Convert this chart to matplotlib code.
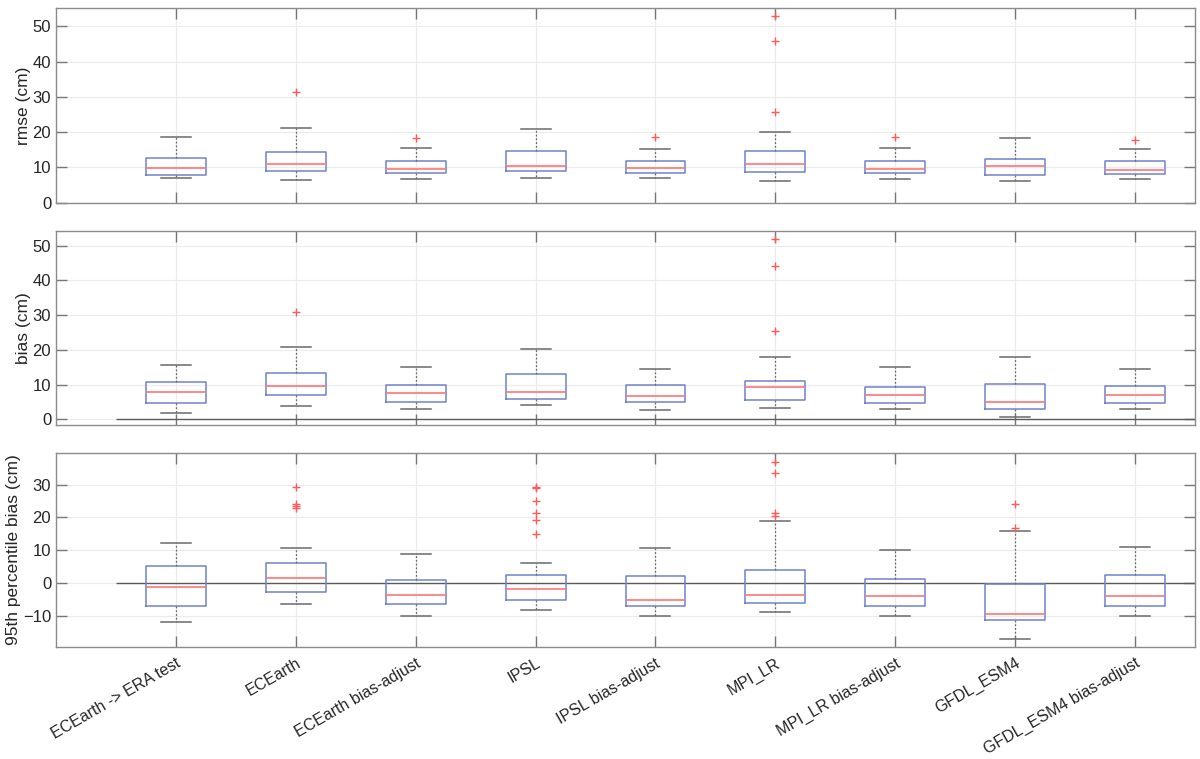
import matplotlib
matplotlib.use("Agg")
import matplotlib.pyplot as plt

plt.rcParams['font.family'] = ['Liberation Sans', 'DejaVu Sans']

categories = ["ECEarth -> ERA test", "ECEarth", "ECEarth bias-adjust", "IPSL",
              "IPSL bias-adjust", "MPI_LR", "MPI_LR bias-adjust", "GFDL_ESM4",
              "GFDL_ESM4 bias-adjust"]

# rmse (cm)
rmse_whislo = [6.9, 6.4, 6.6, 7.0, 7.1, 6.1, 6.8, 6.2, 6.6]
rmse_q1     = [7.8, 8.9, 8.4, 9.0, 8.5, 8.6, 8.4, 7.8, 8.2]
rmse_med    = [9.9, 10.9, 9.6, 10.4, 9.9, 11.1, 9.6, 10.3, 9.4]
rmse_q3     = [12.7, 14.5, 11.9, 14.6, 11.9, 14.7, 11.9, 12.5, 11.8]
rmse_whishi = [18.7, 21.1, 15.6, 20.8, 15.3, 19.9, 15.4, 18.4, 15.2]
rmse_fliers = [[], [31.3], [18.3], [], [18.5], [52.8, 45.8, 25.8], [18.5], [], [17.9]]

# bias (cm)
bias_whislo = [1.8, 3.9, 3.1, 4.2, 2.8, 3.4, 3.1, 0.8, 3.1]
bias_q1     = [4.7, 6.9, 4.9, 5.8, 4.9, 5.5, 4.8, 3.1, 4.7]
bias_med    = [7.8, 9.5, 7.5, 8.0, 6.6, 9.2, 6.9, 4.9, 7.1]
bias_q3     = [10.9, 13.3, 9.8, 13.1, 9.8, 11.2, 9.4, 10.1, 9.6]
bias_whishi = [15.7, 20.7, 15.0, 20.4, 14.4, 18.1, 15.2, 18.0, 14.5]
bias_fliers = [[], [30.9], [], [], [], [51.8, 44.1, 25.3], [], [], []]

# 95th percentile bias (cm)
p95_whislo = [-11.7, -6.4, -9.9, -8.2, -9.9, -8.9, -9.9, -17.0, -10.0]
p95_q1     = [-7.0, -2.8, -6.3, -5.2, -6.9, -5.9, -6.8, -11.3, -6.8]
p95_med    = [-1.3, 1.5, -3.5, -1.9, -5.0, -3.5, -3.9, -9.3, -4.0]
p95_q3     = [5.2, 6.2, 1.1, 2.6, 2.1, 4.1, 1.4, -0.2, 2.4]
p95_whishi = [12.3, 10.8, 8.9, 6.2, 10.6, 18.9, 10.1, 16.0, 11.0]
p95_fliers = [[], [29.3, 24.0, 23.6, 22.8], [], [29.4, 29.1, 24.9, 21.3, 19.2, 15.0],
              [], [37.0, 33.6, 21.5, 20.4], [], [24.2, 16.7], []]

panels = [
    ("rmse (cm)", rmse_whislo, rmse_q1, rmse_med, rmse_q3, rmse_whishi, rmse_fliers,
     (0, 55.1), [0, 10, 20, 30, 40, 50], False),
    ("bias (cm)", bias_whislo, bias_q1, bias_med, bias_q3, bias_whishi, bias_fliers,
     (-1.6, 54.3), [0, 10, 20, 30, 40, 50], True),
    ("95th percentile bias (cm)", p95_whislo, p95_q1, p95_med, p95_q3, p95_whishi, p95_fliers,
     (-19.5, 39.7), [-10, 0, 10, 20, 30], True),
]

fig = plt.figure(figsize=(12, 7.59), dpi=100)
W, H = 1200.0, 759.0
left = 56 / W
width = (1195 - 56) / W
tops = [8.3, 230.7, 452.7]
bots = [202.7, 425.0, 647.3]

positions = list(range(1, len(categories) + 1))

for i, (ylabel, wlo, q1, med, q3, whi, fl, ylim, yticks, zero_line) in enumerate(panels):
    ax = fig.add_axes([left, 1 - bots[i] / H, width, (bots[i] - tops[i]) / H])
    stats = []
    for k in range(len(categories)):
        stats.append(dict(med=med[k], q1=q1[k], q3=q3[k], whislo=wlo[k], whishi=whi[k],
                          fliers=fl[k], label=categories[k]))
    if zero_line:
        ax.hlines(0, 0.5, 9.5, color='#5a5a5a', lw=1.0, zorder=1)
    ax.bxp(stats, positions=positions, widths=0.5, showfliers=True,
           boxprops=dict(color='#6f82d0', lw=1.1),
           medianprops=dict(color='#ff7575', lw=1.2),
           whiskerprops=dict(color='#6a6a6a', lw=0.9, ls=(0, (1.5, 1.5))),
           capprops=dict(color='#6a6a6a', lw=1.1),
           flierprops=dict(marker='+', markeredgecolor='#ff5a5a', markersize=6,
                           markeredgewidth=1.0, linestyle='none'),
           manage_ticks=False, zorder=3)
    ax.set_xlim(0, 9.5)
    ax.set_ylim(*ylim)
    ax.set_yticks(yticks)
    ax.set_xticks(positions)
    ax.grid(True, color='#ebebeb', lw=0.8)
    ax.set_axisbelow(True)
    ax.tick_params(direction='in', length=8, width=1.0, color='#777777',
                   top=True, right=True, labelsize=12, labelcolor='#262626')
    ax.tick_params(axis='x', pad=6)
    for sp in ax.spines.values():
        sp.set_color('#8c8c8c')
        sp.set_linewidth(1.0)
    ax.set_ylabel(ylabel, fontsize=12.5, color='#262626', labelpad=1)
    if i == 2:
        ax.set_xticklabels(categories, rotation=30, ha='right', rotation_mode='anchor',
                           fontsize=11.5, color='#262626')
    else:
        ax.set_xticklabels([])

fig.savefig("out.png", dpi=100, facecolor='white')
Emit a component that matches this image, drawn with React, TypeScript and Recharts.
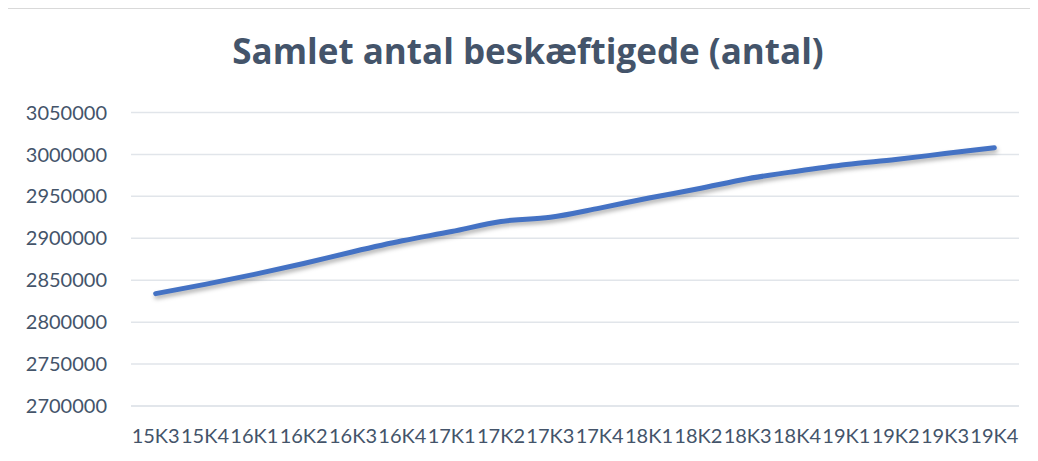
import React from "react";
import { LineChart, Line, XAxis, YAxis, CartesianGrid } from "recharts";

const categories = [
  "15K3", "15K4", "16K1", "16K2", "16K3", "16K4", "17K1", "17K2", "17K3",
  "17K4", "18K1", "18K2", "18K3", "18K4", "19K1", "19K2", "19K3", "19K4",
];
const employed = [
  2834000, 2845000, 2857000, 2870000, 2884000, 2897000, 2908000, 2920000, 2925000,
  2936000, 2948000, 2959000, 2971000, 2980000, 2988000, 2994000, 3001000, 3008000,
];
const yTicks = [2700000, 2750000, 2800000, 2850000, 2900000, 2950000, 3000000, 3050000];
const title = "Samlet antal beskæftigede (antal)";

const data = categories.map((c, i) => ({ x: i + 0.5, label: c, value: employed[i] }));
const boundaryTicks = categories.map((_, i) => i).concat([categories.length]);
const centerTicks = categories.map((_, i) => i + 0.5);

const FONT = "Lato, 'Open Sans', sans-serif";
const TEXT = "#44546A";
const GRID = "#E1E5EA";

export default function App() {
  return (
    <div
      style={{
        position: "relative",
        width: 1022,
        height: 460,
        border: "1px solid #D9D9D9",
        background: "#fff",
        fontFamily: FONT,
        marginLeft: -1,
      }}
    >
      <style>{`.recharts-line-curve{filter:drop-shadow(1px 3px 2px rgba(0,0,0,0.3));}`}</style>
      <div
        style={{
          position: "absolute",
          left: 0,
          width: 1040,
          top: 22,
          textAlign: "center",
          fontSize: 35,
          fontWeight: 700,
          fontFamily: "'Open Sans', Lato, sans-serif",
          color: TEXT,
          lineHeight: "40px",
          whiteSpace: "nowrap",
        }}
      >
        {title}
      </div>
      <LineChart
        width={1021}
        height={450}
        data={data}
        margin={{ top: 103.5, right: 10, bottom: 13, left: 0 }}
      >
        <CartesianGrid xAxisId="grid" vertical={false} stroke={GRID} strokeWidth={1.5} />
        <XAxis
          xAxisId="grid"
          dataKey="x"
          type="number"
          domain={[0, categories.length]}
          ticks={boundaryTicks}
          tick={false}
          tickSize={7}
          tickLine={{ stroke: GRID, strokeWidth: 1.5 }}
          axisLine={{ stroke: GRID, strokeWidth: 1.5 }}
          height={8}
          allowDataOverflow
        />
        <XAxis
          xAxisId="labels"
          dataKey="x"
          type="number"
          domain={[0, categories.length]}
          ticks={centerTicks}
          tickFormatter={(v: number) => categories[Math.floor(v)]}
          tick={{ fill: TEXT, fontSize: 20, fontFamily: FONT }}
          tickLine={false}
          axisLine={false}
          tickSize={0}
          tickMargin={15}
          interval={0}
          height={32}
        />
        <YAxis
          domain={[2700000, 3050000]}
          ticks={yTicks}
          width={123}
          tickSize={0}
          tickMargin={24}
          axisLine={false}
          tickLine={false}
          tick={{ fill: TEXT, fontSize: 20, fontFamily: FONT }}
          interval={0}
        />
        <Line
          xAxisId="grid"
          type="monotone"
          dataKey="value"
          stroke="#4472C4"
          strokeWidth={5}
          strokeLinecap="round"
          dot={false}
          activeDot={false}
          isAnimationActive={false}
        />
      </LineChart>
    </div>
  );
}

> **Exercise requirements**
Extract, without any images, the part of the material above that opens with the line containing "Emit a component" and closes with the line containing "XAxis, YAxis, CartesianGrid", both lines included.

> **Written answer**
Emit a component that matches this image, drawn with React, TypeScript and Recharts.
import React from "react";
import { LineChart, Line, XAxis, YAxis, CartesianGrid } from "recharts";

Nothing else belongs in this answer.